Logos III

I read somewhere that there's supposedly a trend for people to wear their rainbow triangles upside down, with the tip pointing up to signify positive affirmation in place of the defensiveness and victim mentality which the wearers feel is a problem in the mainstream queer community. I decided to co-opt the trend and use it for my own purposes so that maybe if the trend gets really big someday, people might think that I started it myself.


This is another logo I did in the summer after I graduated from college. The most amusing thing about this picture is that I created that cactus from a font—the Maraca Extras font, to be exact. It's one of those pictographic fonts like Wingdings and Webdings, and one of the characters in it happens to be a cactus. So I typed the character for the cactus in the largest possible font size, and then I just worked with the texture while keeping the outline provided by the font.

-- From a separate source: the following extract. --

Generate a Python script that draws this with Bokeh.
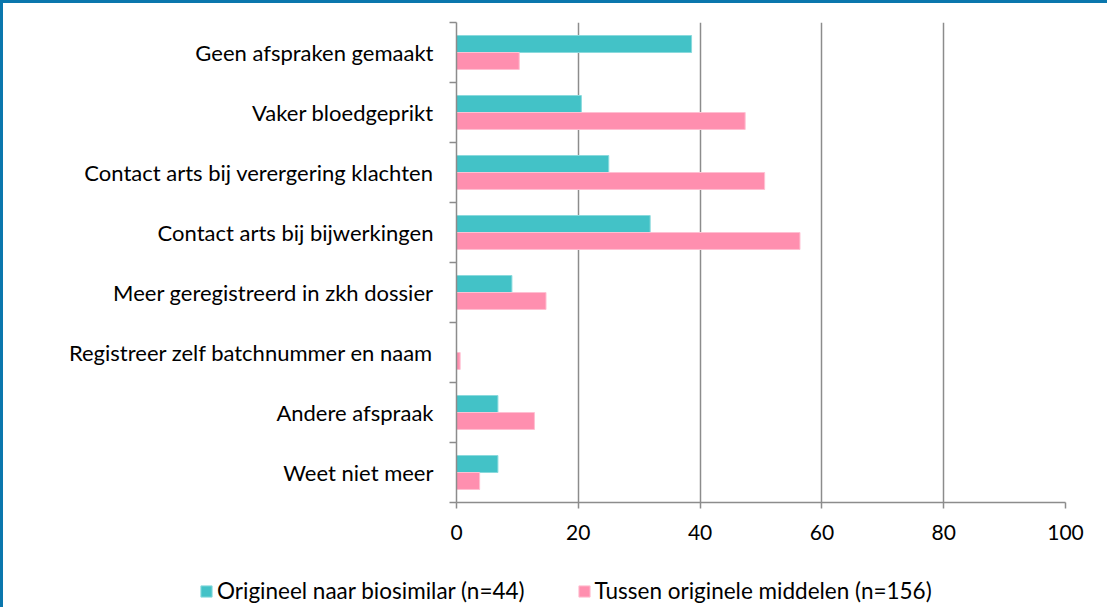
import numpy as np
from bokeh.plotting import figure
from bokeh.layouts import column
from bokeh.models import Range1d, FixedTicker, LinearAxis, Legend, LegendItem
from bokeh.embed import file_html
from bokeh.resources import INLINE

categories = [
    "Geen afspraken gemaakt",
    "Vaker bloedgeprikt",
    "Contact arts bij verergering klachten",
    "Contact arts bij bijwerkingen",
    "Meer geregistreerd in zkh dossier",
    "Registreer zelf batchnummer en naam",
    "Andere afspraak",
    "Weet niet meer",
]
biosimilar = [38.6, 20.5, 25.0, 31.8, 9.1, 0.0, 6.8, 6.8]
originele = [10.3, 47.4, 50.6, 56.4, 14.7, 0.6, 12.8, 3.8]
series_names = ["Origineel naar biosimilar (n=44)", "Tussen originele middelen (n=156)"]
x_ticks = [0, 20, 40, 60, 80, 100]

TEAL = "#43C2C7"
PINK = "#FF8FAF"
GRAY = "#8C8C8C"
BLUE = "#0A77AD"
FONT = "Lato"
FS = "22px"

n = len(categories)
centers = n - np.arange(n) - 0.5
bar_h = 0.283

p = figure(width=1104, height=549, x_range=Range1d(0, 100), y_range=Range1d(0, n),
           output_backend="svg", toolbar_location=None, y_axis_location=None,
           min_border_left=453, min_border_right=42, min_border_top=19, min_border_bottom=50)
p.frame_align = False
p.outline_line_color = None
p.background_fill_color = "white"

p.hbar(y=centers + bar_h / 2, left=0, right=biosimilar, height=bar_h,
       fill_color=TEAL, line_color="#8ADADD", line_width=1)
p.hbar(y=centers - bar_h / 2, left=0, right=originele, height=bar_h,
       fill_color=PINK, line_color="#FFC0D2", line_width=1)

# x axis
xa = p.xaxis[0]
xa.ticker = FixedTicker(ticks=x_ticks)
xa.axis_line_color = GRAY
xa.axis_line_width = 1.5
xa.major_tick_line_color = GRAY
xa.major_tick_line_width = 1.5
xa.major_tick_in = 0
xa.major_tick_out = 6
xa.minor_tick_line_color = None
xa.major_label_text_font = FONT
xa.major_label_text_font_size = "21px"
xa.major_label_text_color = "black"
xa.major_label_standoff = 16

p.xgrid.ticker = FixedTicker(ticks=x_ticks)
p.xgrid.grid_line_color = GRAY
p.xgrid.grid_line_width = 1.5
p.ygrid.visible = False

# inner left axis: boundary ticks
ya1 = LinearAxis(ticker=FixedTicker(ticks=list(range(n + 1))),
                 major_label_overrides={i: "" for i in range(n + 1)},
                 major_label_text_font_size="0px", major_label_standoff=0,
                 axis_line_color=GRAY, axis_line_width=1.5,
                 major_tick_line_color=GRAY, major_tick_line_width=1.5,
                 major_tick_in=0, major_tick_out=7, minor_tick_line_color=None)
# outer left axis: category labels
ya2 = LinearAxis(ticker=FixedTicker(ticks=list(centers)),
                 major_label_overrides={float(c): categories[i] for i, c in enumerate(centers)},
                 major_label_text_font=FONT, major_label_text_font_size=FS,
                 major_label_text_color="black", major_label_standoff=10,
                 axis_line_color=None, major_tick_line_color=None, minor_tick_line_color=None)
p.add_layout(ya1, "left")
p.add_layout(ya2, "left")

# legend strip (its bars lie outside its visible y range; only the legend shows)
p2 = figure(width=1104, height=55, x_range=Range1d(0, 100), y_range=Range1d(100, 101),
            output_backend="svg", toolbar_location=None,
            x_axis_location=None, y_axis_location=None,
            min_border=0, min_border_left=0, min_border_right=0,
            min_border_top=0, min_border_bottom=0)
p2.frame_align = False
p2.outline_line_color = None
p2.xgrid.visible = False
p2.ygrid.visible = False
l1 = p2.hbar(y=centers, left=0, right=biosimilar, height=bar_h, fill_color=TEAL, line_color="#8ADADD")
l2 = p2.hbar(y=centers, left=0, right=originele, height=bar_h, fill_color=PINK, line_color="#FFC0D2")
legend = Legend(items=[LegendItem(label=series_names[0], renderers=[l1]),
                       LegendItem(label=series_names[1], renderers=[l2])],
                location=(196, 3), orientation="horizontal",
                glyph_width=14, glyph_height=14, label_standoff=4, spacing=52,
                padding=0, margin=0, border_line_color=None, background_fill_alpha=0,
                label_text_font=FONT, label_text_font_size="22.5px", label_text_color="black")
p2.add_layout(legend, "center")

layout = column(p, p2, spacing=0,
                styles={"border-top": f"3px solid {BLUE}", "border-left": f"3px solid {BLUE}"})

open("out.html", "w").write(file_html(layout, INLINE))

I had a vector-based art program called TurboDraw that I used for the blue gradation of the sky, and I'd already drawn a pawprint for one of the other pictures on the page, so I just reused the same pawprint. Next for the window frame: I had a web page design program called Ixla which had a special option that added frames to photographs. The program was not good for much of anything else (its style of coding web pages was atrocious) but I did use it to get the outside edge of this window frame. Then I just cut and pasted the outside edge to create the crossbars. After that I used the erase function in Ixla to create a bright white sun in the upper right corner, bright enough to fade out part of the window frame. (I considered this a stroke of genius on my part—because when the sun is shining through the corner of a window it does fade out part of the window frame, and so many people who draw windows with the sun in the corner forget to depict this.

After that, all that was left was the text. I did the word "Clara" in italic First-Grader font, and "Investigations, Inc." in italic Typist font. (Funny, because neither a first-grader nor a typewriter normally has italic capability—but I wanted the forward slant anyhow.)

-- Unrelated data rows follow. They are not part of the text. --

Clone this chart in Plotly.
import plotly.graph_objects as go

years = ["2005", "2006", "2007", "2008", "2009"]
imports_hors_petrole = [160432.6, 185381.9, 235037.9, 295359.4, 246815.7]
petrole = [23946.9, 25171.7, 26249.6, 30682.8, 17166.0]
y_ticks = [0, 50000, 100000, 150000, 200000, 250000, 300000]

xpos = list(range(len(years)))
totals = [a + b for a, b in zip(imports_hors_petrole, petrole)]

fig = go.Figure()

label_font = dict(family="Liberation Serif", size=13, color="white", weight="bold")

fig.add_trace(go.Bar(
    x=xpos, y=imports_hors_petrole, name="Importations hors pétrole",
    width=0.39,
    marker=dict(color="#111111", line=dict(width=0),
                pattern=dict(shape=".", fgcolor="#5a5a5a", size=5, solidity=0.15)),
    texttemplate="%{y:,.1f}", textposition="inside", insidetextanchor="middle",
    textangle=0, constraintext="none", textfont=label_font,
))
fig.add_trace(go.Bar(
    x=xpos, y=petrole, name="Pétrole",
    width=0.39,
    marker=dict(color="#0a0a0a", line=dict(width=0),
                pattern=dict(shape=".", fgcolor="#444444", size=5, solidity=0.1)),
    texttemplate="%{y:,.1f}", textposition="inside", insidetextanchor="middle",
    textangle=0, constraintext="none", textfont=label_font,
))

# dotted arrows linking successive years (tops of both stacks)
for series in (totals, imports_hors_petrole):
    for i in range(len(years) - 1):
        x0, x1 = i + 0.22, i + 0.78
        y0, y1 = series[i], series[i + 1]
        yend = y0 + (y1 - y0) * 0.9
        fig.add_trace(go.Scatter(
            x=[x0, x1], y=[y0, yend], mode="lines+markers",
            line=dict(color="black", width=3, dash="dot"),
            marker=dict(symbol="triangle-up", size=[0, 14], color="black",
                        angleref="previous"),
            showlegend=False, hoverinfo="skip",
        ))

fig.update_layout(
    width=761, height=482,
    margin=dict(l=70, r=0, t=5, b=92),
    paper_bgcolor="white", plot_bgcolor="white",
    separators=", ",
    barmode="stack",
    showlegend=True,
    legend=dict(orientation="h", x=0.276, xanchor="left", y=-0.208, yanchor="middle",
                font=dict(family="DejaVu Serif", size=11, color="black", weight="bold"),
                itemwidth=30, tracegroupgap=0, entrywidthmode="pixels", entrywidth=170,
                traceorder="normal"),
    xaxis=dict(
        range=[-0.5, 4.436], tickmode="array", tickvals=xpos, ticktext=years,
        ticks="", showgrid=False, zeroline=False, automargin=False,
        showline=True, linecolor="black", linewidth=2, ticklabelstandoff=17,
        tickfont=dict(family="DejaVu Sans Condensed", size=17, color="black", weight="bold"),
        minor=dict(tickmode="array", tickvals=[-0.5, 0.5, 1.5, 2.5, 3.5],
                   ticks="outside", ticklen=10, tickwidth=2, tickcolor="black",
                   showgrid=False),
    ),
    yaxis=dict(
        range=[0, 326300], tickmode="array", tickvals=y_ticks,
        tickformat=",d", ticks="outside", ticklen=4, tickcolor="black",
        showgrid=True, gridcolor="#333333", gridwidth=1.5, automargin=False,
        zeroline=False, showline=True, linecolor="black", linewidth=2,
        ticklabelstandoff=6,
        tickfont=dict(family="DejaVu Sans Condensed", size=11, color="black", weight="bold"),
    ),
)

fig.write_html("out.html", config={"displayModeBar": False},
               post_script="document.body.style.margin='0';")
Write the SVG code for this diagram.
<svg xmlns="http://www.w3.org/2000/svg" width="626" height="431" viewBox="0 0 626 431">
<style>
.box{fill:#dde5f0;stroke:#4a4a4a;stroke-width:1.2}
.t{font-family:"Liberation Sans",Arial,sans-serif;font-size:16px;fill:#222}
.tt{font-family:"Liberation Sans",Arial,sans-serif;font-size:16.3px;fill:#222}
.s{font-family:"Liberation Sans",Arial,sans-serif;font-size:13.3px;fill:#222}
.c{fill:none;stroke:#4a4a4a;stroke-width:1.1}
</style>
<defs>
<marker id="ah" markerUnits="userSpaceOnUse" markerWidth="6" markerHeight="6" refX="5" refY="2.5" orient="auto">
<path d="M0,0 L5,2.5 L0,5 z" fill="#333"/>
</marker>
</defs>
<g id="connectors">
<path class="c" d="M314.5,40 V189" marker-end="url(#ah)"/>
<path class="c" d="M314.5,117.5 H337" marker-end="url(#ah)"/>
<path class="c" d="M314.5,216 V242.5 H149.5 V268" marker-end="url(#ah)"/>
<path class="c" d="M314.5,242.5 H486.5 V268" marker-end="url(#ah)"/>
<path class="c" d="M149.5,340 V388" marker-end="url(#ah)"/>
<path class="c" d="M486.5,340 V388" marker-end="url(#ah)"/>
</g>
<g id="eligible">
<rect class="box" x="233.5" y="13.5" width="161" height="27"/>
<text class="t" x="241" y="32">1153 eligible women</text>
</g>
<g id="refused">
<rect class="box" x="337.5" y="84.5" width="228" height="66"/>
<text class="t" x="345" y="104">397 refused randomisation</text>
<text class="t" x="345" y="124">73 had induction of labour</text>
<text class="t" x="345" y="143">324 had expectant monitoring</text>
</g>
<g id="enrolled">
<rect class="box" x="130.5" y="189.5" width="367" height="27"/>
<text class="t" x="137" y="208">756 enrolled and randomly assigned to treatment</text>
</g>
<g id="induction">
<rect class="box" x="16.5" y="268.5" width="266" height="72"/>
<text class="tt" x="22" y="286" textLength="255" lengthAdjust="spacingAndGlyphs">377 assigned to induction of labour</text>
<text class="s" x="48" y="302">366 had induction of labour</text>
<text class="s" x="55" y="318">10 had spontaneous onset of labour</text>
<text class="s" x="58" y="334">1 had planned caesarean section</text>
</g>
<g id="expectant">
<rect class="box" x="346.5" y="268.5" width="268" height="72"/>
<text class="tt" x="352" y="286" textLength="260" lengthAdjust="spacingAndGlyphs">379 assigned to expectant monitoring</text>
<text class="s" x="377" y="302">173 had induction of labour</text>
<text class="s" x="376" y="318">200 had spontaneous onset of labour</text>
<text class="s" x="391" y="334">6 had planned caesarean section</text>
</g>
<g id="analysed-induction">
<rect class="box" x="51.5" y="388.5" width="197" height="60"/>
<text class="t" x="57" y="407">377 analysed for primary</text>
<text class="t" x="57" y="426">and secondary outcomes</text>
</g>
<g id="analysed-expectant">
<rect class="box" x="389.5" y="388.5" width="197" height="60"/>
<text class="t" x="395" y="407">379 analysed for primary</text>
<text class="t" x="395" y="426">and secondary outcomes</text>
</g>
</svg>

This is the last of the logos I designed before actually getting internet access at home. It was part of a control panel, with four or five matching but smaller buttons beneath this one, leading to the different sections of my website. It was a very cool navigation system but I eventually scrapped it just because having to make new buttons every time I wanted to add a new section to my website got on my nerves. I needed more flexibility than that.


I designed this one in August 2000 as a logo for the homepage of my Queerchoice Mailing List. The hardest part was designing a convincing random puddle shape which would at the same time provide just the right amount of room for the words to fit on it. I pretty much drew the outline freehand, and it took quite a few drafts before I got it to a point that looked convincingly fluid to me. Then I took the background of the website (same background as this one) and swirled it into a spiral, then superimposed my puddle-shape onto the spiral. The fact that the internal color swirls seem to follow the outside edges of the puddle was really just a lucky coincidence—I hadn't even thought about trying to accomplish that. I just knew that I hadn't been happy with my earlier drafts, and when I got one where the internal swirls lines up with the outside edge of the puddle, I suddenly saw what had been missing before and knew that I'd finally gotten it right. So anyway, all that was left after that was to shadow the edges of the puddle to give it a raised appearance (I find that the "Stain" function on the Xenofex plugin for Photoshop works great for that) and then add the text!